Use Cases: 'No crawl' pages from a site. This directive in the default syntax prevents specific path(s) of a site from crawling

Directive: Allow
Impact : Tells a crawler the specific pages on your site you want indexed so you can use this in combination with Disallow. If both Disallow and Allow clauses apply to a URL, the most specific rule – the longest rule – applies.

Use Cases: This is useful in particular in conjunction with Disallow clauses, where a large section of a site is disallowed, except a small section within it.


Directive: $ Wildcard Support

Impact : Tells a crawler to match everything from the end of a URL -- large number of directories without specifying specific pages

Use Cases: 'No Crawl' files with specific patterns, for e.g., files with certain file types that always have a certain extension, say '.pdf', etc.

Directive: * Wildcard Support

Impact : Tells a crawler to match a sequence of characters (available by end of June)
Use Cases: 'No Crawl' URLs with certain patterns, for e.g., disallow URLs with session ids or other extraneous parameters, etc.

Directive: Sitemaps Location

Impact : Tells a crawler where it can find your sitemaps.

Use Cases: Point to other locations where feeds exist to point the crawlers to the site's content

2. HTML META Directives

Directive: NOINDEX META Tag

Impact : Tells a crawler not to index a given page

Use Cases: Don't index the page. This allows pages that are crawled to be kept out of the index.

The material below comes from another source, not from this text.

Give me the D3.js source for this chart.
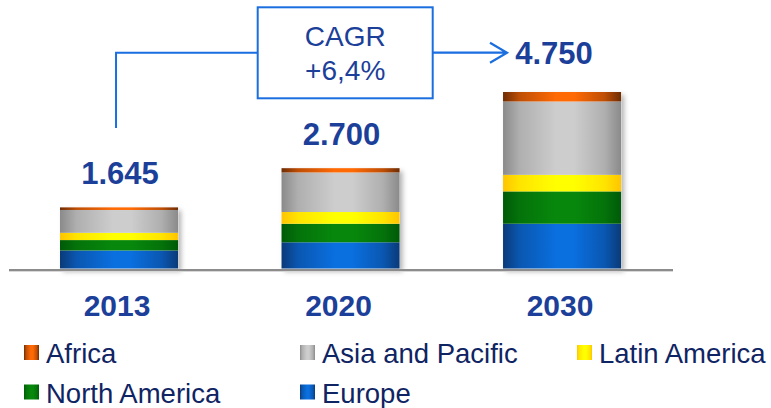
<!DOCTYPE html>
<html>
<head>
<meta charset="utf-8">
<script src="https://cdn.jsdelivr.net/npm/d3@7"></script>
<style>
  html, body { margin: 0; padding: 0; background: #fff; }
  svg { display: block; }
</style>
</head>
<body>
<svg id="chart" width="771" height="408"></svg>
<script>
// Market volume by region, stacked per year
const years = ["2013", "2020", "2030"];
const totals = [1645, 2700, 4750];
const totalLabels = ["1.645", "2.700", "4.750"];
const europe = [485, 705, 1205];
const northAmerica = [280, 500, 870];
const latinAmerica = [195, 315, 445];
const asiaPacific = [615, 1065, 1975];
const africa = [70, 115, 255];
const cagrLines = ["CAGR", "+6,4%"];

// stacking order, bottom to top
const seriesNames = ["Europe", "North America", "Latin America", "Asia and Pacific", "Africa"];
const seriesValues = [europe, northAmerica, latinAmerica, asiaPacific, africa];
// edge / centre tones for the cylindrical shading
const seriesTones = {
  "Europe": ["#0a3a78", "#0a6fdf"],
  "North America": ["#005a08", "#07880c"],
  "Latin America": ["#ffc400", "#ffff00"],
  "Asia and Pacific": ["#8a8a8a", "#cdcdcd"],
  "Africa": ["#6e2c04", "#ff6a05"]
};
const legendRows = [["Africa", "Asia and Pacific", "Latin America"], ["North America", "Europe"]];

const svg = d3.select("#chart");
const defs = svg.append("defs");

const keyOf = n => n.replace(/\s+/g, "-").toLowerCase();
seriesNames.forEach(name => {
  const [dark, light] = seriesTones[name];
  const mid = d3.interpolateRgb(dark, light)(0.55);
  const g = defs.append("linearGradient").attr("id", "g-" + keyOf(name))
    .attr("x1", 0).attr("x2", 1).attr("y1", 0).attr("y2", 0);
  [[0, dark], [0.14, mid], [0.45, light], [0.6, light], [0.86, mid], [1, dark]].forEach(([o, c]) =>
    g.append("stop").attr("offset", o).attr("stop-color", c));
});

const shadow = defs.append("filter").attr("id", "shadow")
  .attr("x", "-10%").attr("y", "-10%").attr("width", "130%").attr("height", "130%");
shadow.append("feDropShadow").attr("dx", 3).attr("dy", 3).attr("stdDeviation", 2.5)
  .attr("flood-color", "#000").attr("flood-opacity", 0.3);

const x = d3.scaleBand().domain(years).range([15.7, 665.4]).paddingInner(0.467).paddingOuter(0.2);
const y = d3.scaleLinear().domain([0, d3.max(totals)]).range([268.5, 92]);

const rows = years.map((yr, i) => {
  const r = { year: yr };
  seriesNames.forEach((n, k) => r[n] = seriesValues[k][i]);
  return r;
});
const stacked = d3.stack().keys(seriesNames)(rows);

// bars
const barG = svg.append("g");
barG.selectAll("rect.shadow").data(years).join("rect")
  .attr("x", d => x(d)).attr("width", x.bandwidth())
  .attr("y", (d, i) => y(totals[i])).attr("height", (d, i) => y(0) - y(totals[i]))
  .attr("fill", "#fff").attr("filter", "url(#shadow)");
stacked.forEach(layer => {
  barG.append("g").selectAll("rect").data(layer).join("rect")
    .attr("x", d => x(d.data.year))
    .attr("width", x.bandwidth())
    .attr("y", d => y(d[1]))
    .attr("height", d => y(d[0]) - y(d[1]))
    .attr("fill", `url(#g-${keyOf(layer.key)})`);
});

// baseline
svg.append("line").attr("x1", 9).attr("x2", 673).attr("y1", y(0) + 1.5).attr("y2", y(0) + 1.5)
  .attr("stroke", "#8c8c8c").attr("stroke-width", 2);
svg.append("line").attr("x1", 9).attr("x2", 673).attr("y1", y(0) + 3).attr("y2", y(0) + 3)
  .attr("stroke", "#d8d8d8").attr("stroke-width", 1);

// year labels
svg.append("g").selectAll("text").data(years).join("text")
  .attr("x", d => x(d) + x.bandwidth() / 2 - 2)
  .attr("y", 316)
  .attr("text-anchor", "middle")
  .attr("font-family", "Liberation Sans, Arial, sans-serif")
  .attr("font-weight", "bold").attr("font-size", 30)
  .attr("fill", "#1c3f9a")
  .text(d => d);

// CAGR connector
const blue = "#1a6ee0";
const startX = x(years[0]) + x.bandwidth() / 2 - 3;
const lineY = 52.7;
const box = { x0: 257.7, x1: 432.7, y0: 7.3, y1: 98.3 };
const tipX = 507;
svg.append("path")
  .attr("d", `M${startX},128 V${lineY} H${box.x0}`)
  .attr("fill", "none").attr("stroke", blue).attr("stroke-width", 2);
svg.append("rect").attr("x", box.x0).attr("y", box.y0)
  .attr("width", box.x1 - box.x0).attr("height", box.y1 - box.y0)
  .attr("fill", "#fff").attr("stroke", blue).attr("stroke-width", 2);
svg.append("path")
  .attr("d", `M${box.x1},${lineY} H${tipX} M${tipX - 17},${lineY - 10} L${tipX},${lineY} L${tipX - 17},${lineY + 10}`)
  .attr("fill", "none").attr("stroke", blue).attr("stroke-width", 2.2);
svg.append("g").selectAll("text").data(cagrLines).join("text")
  .attr("x", (box.x0 + box.x1) / 2)
  .attr("y", (d, i) => 46 + i * 34)
  .attr("text-anchor", "middle")
  .attr("font-family", "Liberation Sans, Arial, sans-serif")
  .attr("font-size", 28)
  .attr("fill", "#1c3f9a")
  .text(d => d);

// totals above bars; the last one sits at the arrow head
svg.append("g").selectAll("text").data(totalLabels).join("text")
  .attr("x", (d, i) => i === totals.length - 1 ? tipX + 47 : x(years[i]) + x.bandwidth() / 2 + 1)
  .attr("y", (d, i) => i === totals.length - 1 ? lineY + 11 : y(totals[i]) - 23)
  .attr("text-anchor", "middle")
  .attr("font-family", "Liberation Sans, Arial, sans-serif")
  .attr("font-weight", "bold").attr("font-size", 31)
  .attr("fill", "#1c3f9a")
  .text(d => d);

// legend
const colX = [24, 300, 577];
const rowY = [363, 402.5];
legendRows.forEach((row, ri) => {
  row.forEach((name, ci) => {
    const g = svg.append("g").attr("transform", `translate(${colX[ci]},${rowY[ri]})`);
    g.append("rect").attr("x", 0).attr("y", -18).attr("width", 15).attr("height", 15)
      .attr("fill", `url(#g-${keyOf(name)})`);
    g.append("text").attr("x", 22).attr("y", 0)
      .attr("font-family", "Liberation Sans, Arial, sans-serif")
      .attr("font-size", 27.5)
      .attr("fill", "#0f2463")
      .text(name);
  });
});
</script>
</body>
</html>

Directive: NOFOLLOW META Tag

Impact : Tells a crawler not to follow a link to other content on a given page

Use Cases: Prevent publicly writeable areas to be abused by spammers looking for link credit. By NOFOLLOW, you let the robot know that you are discounting all outgoing links from this page.

Directive: NOSNIPPET META Tag

Impact : Tells a crawler not to display snippets in the search results for a given page

Use Cases: Present no abstract for the page on Search Results.

Directive: NOARCHIVE / NOCACHE META Tag

Impact : Tells a search engine not to show a "cached" link for a given page

Use Cases: Do not make a copy of the page available to users from the Search Engine cache.

Directive: NOODP META Tag

Impact : Tells a crawler not to use a title and snippet from the Open Directory Project for a given page
Use Cases: Do not use the ODP (Open Directory Project) title and abstract for this page in Search."

In addition to the above there are other directives supported only by Google

UNAVAILABLE_AFTER Meta Tag - Tells a crawler when a page should "expire", i.e., after which date it should not show up in search results.

NOIMAGEINDEX Meta Tag - Tells a crawler not to index images for a given page in search results.

NOTRANSLATE Meta Tag - Tells a crawler not to translate the content on a page into different languages for search results.